Financial Market Liquidity Is Frozen
Macro Man had a new experience yesterday, playing golf on what can only be termed an ice rink. Never before has he shanked a fairway iron because his right foot slid on the ice (there are normally more prosaic reasons) or seen a beautifully-arced eight iron shot hit the front of the green and bounce like a ping-pong ball off the back.
Macro Man and his companions were only the only frozen things in the market, however. Friday’s US employment report confirmed that hiring across businesses has been well and truly frozen, as November job losses were the worst since December 1974, when Macro Man was but three years old.
Unsurprisingly, the lowest stratum of the labour force is suffering the worst. One of Macro Man’s favourite indicators is looking at US unemployment rates by educational cohort. The u-rate for those workers who failed to complete high school has now breached 10%, well in excess of the peak during the last recession. That rate troughed in late 2006, providing an early warning of the waning momentum of US growth. Somewhat curiously, the unemployment rates for the two lowest educational cohorts remain below their peaks in the early 90′s recession, despite the fact that these workers are ostensibly those who are competing with Chinese labour. The moral of the story? There’s probably more pain in the pipeline.
Also frozen this morning is financial market liquidity. Macro Man is looking agog at his futures trading screen: Bunds are two ticks wide, 40 up, and US long bonds are two ticks wide, two lots by one lot. Markets (fixed income, equities, and currencies) have moved quite a bit this morning, but it would appear to be more a function of illiquidity than a sober re-appraisal of market fundamentals.
Sure, India cut rates and the US president-elect has promised to restore American prosperity by installing new windows in public schools…but colour Macro Man sceptical that this is a reason to buy stocks. Yet there was the Eurostoxx future, up 7% on the day when Macro Man walked in. As Macro Man keeps saying (with a regularity rapidly approaching ad nauseum), seven percent rallies don’t happen in bull markets.
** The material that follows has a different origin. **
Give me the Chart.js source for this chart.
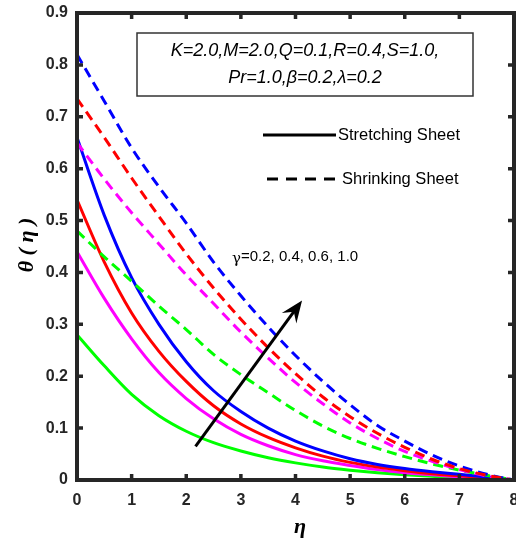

All this having been said, Macro Man does have some sympathy for the sell off in bonds, however poor the liquidity. US long bonds have rallied 20 point in three weeks, essentially immediately pricing in the imposition of quantitative easing. While this may ultimately end up being the right trade, Macro Man can’t help but think that it’s come too far, too fast.
It’s broken the uptrend line of the last ten points, so technically looks ripe ffor a bit of a pullback. Macro Man’s had a bit of a flutter, in size appropriate for a market that can trade 2 ticks wide, two lots up.
Tempting as it is to just freeze all risk until the new year, December often presents opportunities for those in a position to trade. So Macro Man is continuing to make a few bets, even if the market is as hard as the greens he played on yesterday.